| Directions |
Everything from the first line of the data below through the line that contains "54, 40, 28];" should be written out exactly, please, and nothing more; the pictures stay out.

*** Provided data ***

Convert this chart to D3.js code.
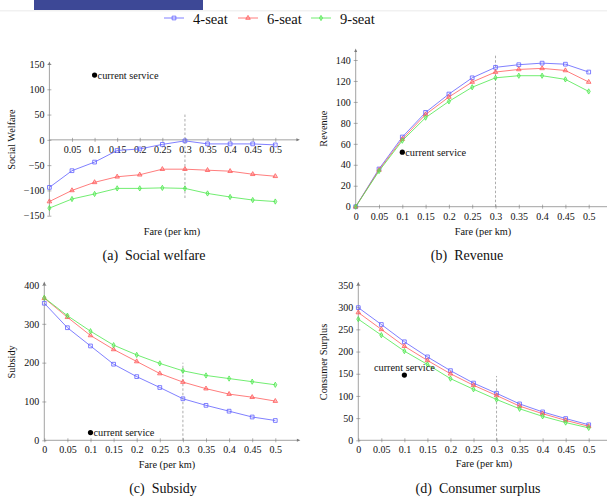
<!DOCTYPE html>
<html>
<head>
<meta charset="utf-8">
<script src="https://d3js.org/d3.v7.min.js"></script>
<style>
    body { margin: 0; background: #fff; }
    svg text { font-family: "Liberation Serif", "DejaVu Serif", serif; fill: #111; }
</style>
</head>
<body>
<script>
// chart values
const fares = [0, 0.05, 0.1, 0.15, 0.2, 0.25, 0.3, 0.35, 0.4, 0.45, 0.5];
const seriesNames = ["4-seat", "6-seat", "9-seat"];
const seriesColors = ["#5f5fff", "#ff5c5c", "#4ce84c"];

const welfare4 = [-94, -61, -44, -21, -18, -9, -2, -8, -8, -8, -10];
const welfare6 = [-122, -100, -84, -73, -69, -58, -58, -60, -62, -68, -72];
const welfare9 = [-135, -117, -107, -96, -96, -95, -96, -106, -113, -119, -122];

const revenue4 = [0, 36, 66.5, 90, 107.5, 123, 133, 135.5, 137, 136, 128.5];
const revenue6 = [0, 35, 64.5, 88, 104.7, 119, 128.5, 131, 132, 130, 119];
const revenue9 = [0, 34, 63, 85, 100.5, 114, 123, 125, 125, 121.5, 110];

const subsidy4 = [353, 290, 243, 196, 164, 136, 107, 90, 75, 60, 51];
const subsidy6 = [366, 317, 270, 234, 203, 172, 150, 133, 119, 111, 101];
const subsidy9 = [367, 321, 281, 245, 220, 198, 179, 167, 159, 151, 143];

const surplus4 = [299, 261, 222, 188, 157, 129, 106, 82, 64, 49, 35];
const surplus6 = [288, 250, 212, 180, 150, 124, 101, 77, 60, 45, 31.5];
const surplus9 = [273, 237, 201, 171, 139, 115, 92, 71, 54, 40, 28];

const welfareTicks = [-150, -100, -50, 0, 50, 100, 150];
const revenueTicks = [0, 20, 40, 60, 80, 100, 120, 140];
const subsidyTicks = [0, 100, 200, 300, 400];
const surplusTicks = [0, 50, 100, 150, 200, 250, 300, 350];

const currentService = [
    { fare: 0.1, value: 128 },
    { fare: 0.1, value: 52 },
    { fare: 0.1, value: 20 },
    { fare: 0.1, value: 147 }
];
const chosenFare = 0.3;
const dashedTop = [50, 146, 200, 145];
const dashedBottom = [-115, 0, 0, 0];

// layout
const W = 607, H = 497;
const svg = d3.select("body").append("svg").attr("width", W).attr("height", H);

svg.append("rect").attr("x", 34).attr("y", 0).attr("width", 169).attr("height", 10).attr("fill", "#3d4896");
svg.append("rect").attr("x", 0).attr("y", 10).attr("width", W).attr("height", 1.5).attr("fill", "#f1f1f1");

const symbols = [d3.symbolSquare, d3.symbolTriangle, d3.symbolDiamond];
const symbolSizes = [14, 9, 8];

function marker(g, i, cx, cy) {
    g.append("path")
        .attr("d", d3.symbol().type(symbols[i]).size(symbolSizes[i])())
        .attr("transform", `translate(${cx},${cy})`)
        .attr("fill", i === 0 ? "none" : seriesColors[i])
        .attr("fill-opacity", i === 0 ? 0 : 0.3)
        .attr("stroke", seriesColors[i])
        .attr("stroke-width", 0.8);
}

// legend
const legendX = [164, 238, 311];
seriesNames.forEach((name, i) => {
    const lg = svg.append("g");
    lg.append("line").attr("x1", legendX[i]).attr("x2", legendX[i] + 20)
        .attr("y1", 18).attr("y2", 18)
        .attr("stroke", seriesColors[i]).attr("stroke-width", 0.8);
    marker(lg, i, legendX[i] + 10, 18);
    lg.append("text").attr("x", legendX[i] + 29).attr("y", 23.5)
        .attr("font-size", 14.6).text(name);
});

const fmt = d => String(+d.toFixed(2));

function drawPanel(p) {
    const g = svg.append("g");
    const x = d3.scaleLinear().domain([0, 0.5]).range(p.xRange);
    const y = d3.scaleLinear().domain(p.yDomain).range(p.yRange);
    const axisColor = "#7a7a7a";
    const y0 = y(0), x0 = x(0);

    // x axis
    const xEnd = x(0.55);
    g.append("line").attr("x1", x0).attr("x2", xEnd).attr("y1", y0).attr("y2", y0)
        .attr("stroke", axisColor).attr("stroke-width", 0.7);
    g.append("path").attr("d", `M${xEnd + 2},${y0} L${xEnd - 1.5},${y0 - 1.5} L${xEnd - 1.5},${y0 + 1.5}Z`)
        .attr("fill", axisColor);
    const xa = g.append("g").attr("transform", `translate(0,${y0})`)
        .call(d3.axisBottom(x).tickValues(p.xTicks).tickFormat(fmt).tickSizeInner(2).tickSizeOuter(0).tickPadding(4));
    xa.select(".domain").remove();
    xa.selectAll(".tick line").attr("y1", -2).attr("y2", 2).attr("stroke", axisColor).attr("stroke-width", 0.6);
    xa.selectAll(".tick text").attr("font-size", 10).attr("fill", "#111")
        .attr("y", 6).attr("dy", "0.71em");

    // y axis
    const yTop = y(p.yAxisMax);
    g.append("line").attr("x1", x0).attr("x2", x0).attr("y1", y(p.yDomain[0])).attr("y2", yTop)
        .attr("stroke", axisColor).attr("stroke-width", 0.7);
    g.append("path").attr("d", `M${x0},${yTop - 2} L${x0 - 1.5},${yTop + 1.5} L${x0 + 1.5},${yTop + 1.5}Z`)
        .attr("fill", axisColor);
    const ya = g.append("g").attr("transform", `translate(${x0},0)`)
        .call(d3.axisLeft(y).tickValues(p.yTicks).tickSizeInner(2).tickSizeOuter(0).tickPadding(4));
    ya.select(".domain").remove();
    ya.selectAll(".tick line").attr("x1", -2).attr("x2", 2).attr("stroke", axisColor).attr("stroke-width", 0.6);
    ya.selectAll(".tick text").attr("font-size", 10).attr("fill", "#111")
        .attr("x", -5);

    // chosen fare marker
    g.append("line").attr("x1", x(chosenFare)).attr("x2", x(chosenFare))
        .attr("y1", y(p.dashBottom)).attr("y2", y(p.dashTop))
        .attr("stroke", "#888").attr("stroke-width", 0.7).attr("stroke-dasharray", "2.5,2");

    // series
    const line = d3.line().x((d, i) => x(fares[i])).y(d => y(d));
    p.series.forEach((vals, i) => {
        g.append("path").datum(vals).attr("d", line)
            .attr("fill", "none").attr("stroke", seriesColors[i]).attr("stroke-width", 0.8);
        vals.forEach((v, j) => marker(g, i, x(fares[j]), y(v)));
    });

    // current service
    const cs = p.current;
    g.append("circle").attr("cx", x(cs.fare)).attr("cy", y(cs.value)).attr("r", 2.6).attr("fill", "#000");
    const ct = g.append("text").attr("font-size", 10.3).text("current service");
    if (p.labelAbove) {
        ct.attr("x", x(cs.fare)).attr("y", y(cs.value) - 4.5).attr("text-anchor", "middle");
    } else {
        ct.attr("x", x(cs.fare) + 3).attr("y", y(cs.value)).attr("dy", "0.33em");
    }

    // labels
    g.append("text").attr("transform", `translate(${p.yLabelX},${(y(p.yDomain[0]) + yTop) / 2}) rotate(-90)`)
        .attr("text-anchor", "middle").attr("font-size", 10.3).text(p.yLabel);
    g.append("text").attr("x", p.xLabelX).attr("y", p.xLabelY).attr("text-anchor", "middle")
        .attr("font-size", 10.3).text("Fare (per km)");
    g.append("text").attr("x", p.capX).attr("y", p.capY).attr("text-anchor", "middle")
        .attr("font-size", 14).attr("xml:space", "preserve").text(p.caption);
}

drawPanel({
    xRange: [49.4, 275.3], yDomain: [-150, 150], yRange: [215.7, 64], yAxisMax: 151,
    xTicks: fares.slice(1), yTicks: welfareTicks,
    series: [welfare4, welfare6, welfare9], current: currentService[0],
    dashTop: dashedTop[0], dashBottom: dashedBottom[0],
    yLabel: "Social Welfare", yLabelX: 14.5, xLabelX: 172, xLabelY: 235,
    caption: "(a)  Social welfare", capX: 154, capY: 259.5
});
drawPanel({
    xRange: [355.7, 588.7], yDomain: [0, 140], yRange: [206.7, 60], yAxisMax: 149,
    xTicks: fares, yTicks: revenueTicks,
    series: [revenue4, revenue6, revenue9], current: currentService[1],
    dashTop: dashedTop[1], dashBottom: dashedBottom[1],
    yLabel: "Revenue", yLabelX: 327, xLabelX: 483, xLabelY: 234.5,
    caption: "(b)  Revenue", capX: 467, capY: 259.5
});
drawPanel({
    xRange: [44.3, 275.3], yDomain: [0, 400], yRange: [440.3, 285], yAxisMax: 404,
    xTicks: fares, yTicks: subsidyTicks,
    series: [subsidy4, subsidy6, subsidy9], current: currentService[2],
    dashTop: dashedTop[2], dashBottom: dashedBottom[2],
    yLabel: "Subsidy", yLabelX: 14.5, xLabelX: 167, xLabelY: 468,
    caption: "(c)  Subsidy", capX: 163, capY: 492.5
});
drawPanel({
    xRange: [358.3, 588.7], yDomain: [0, 350], yRange: [440.3, 285], yAxisMax: 353,
    xTicks: fares, yTicks: surplusTicks,
    series: [surplus4, surplus6, surplus9], current: currentService[3], labelAbove: true,
    dashTop: dashedTop[3], dashBottom: dashedBottom[3],
    yLabel: "Consumer Surplus", yLabelX: 327, xLabelX: 484, xLabelY: 467,
    caption: "(d)  Consumer surplus", capX: 478, capY: 493
});
</script>
</body>
</html>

***

| Answer below |
Convert this chart to D3.js code.
<!DOCTYPE html>
<html>
<head>
<meta charset="utf-8">
<script src="https://d3js.org/d3.v7.min.js"></script>
<style>
    body { margin: 0; background: #fff; }
    svg text { font-family: "Liberation Serif", "DejaVu Serif", serif; fill: #111; }
</style>
</head>
<body>
<script>
// chart values
const fares = [0, 0.05, 0.1, 0.15, 0.2, 0.25, 0.3, 0.35, 0.4, 0.45, 0.5];
const seriesNames = ["4-seat", "6-seat", "9-seat"];
const seriesColors = ["#5f5fff", "#ff5c5c", "#4ce84c"];

const welfare4 = [-94, -61, -44, -21, -18, -9, -2, -8, -8, -8, -10];
const welfare6 = [-122, -100, -84, -73, -69, -58, -58, -60, -62, -68, -72];
const welfare9 = [-135, -117, -107, -96, -96, -95, -96, -106, -113, -119, -122];

const revenue4 = [0, 36, 66.5, 90, 107.5, 123, 133, 135.5, 137, 136, 128.5];
const revenue6 = [0, 35, 64.5, 88, 104.7, 119, 128.5, 131, 132, 130, 119];
const revenue9 = [0, 34, 63, 85, 100.5, 114, 123, 125, 125, 121.5, 110];

const subsidy4 = [353, 290, 243, 196, 164, 136, 107, 90, 75, 60, 51];
const subsidy6 = [366, 317, 270, 234, 203, 172, 150, 133, 119, 111, 101];
const subsidy9 = [367, 321, 281, 245, 220, 198, 179, 167, 159, 151, 143];

const surplus4 = [299, 261, 222, 188, 157, 129, 106, 82, 64, 49, 35];
const surplus6 = [288, 250, 212, 180, 150, 124, 101, 77, 60, 45, 31.5];
const surplus9 = [273, 237, 201, 171, 139, 115, 92, 71, 54, 40, 28];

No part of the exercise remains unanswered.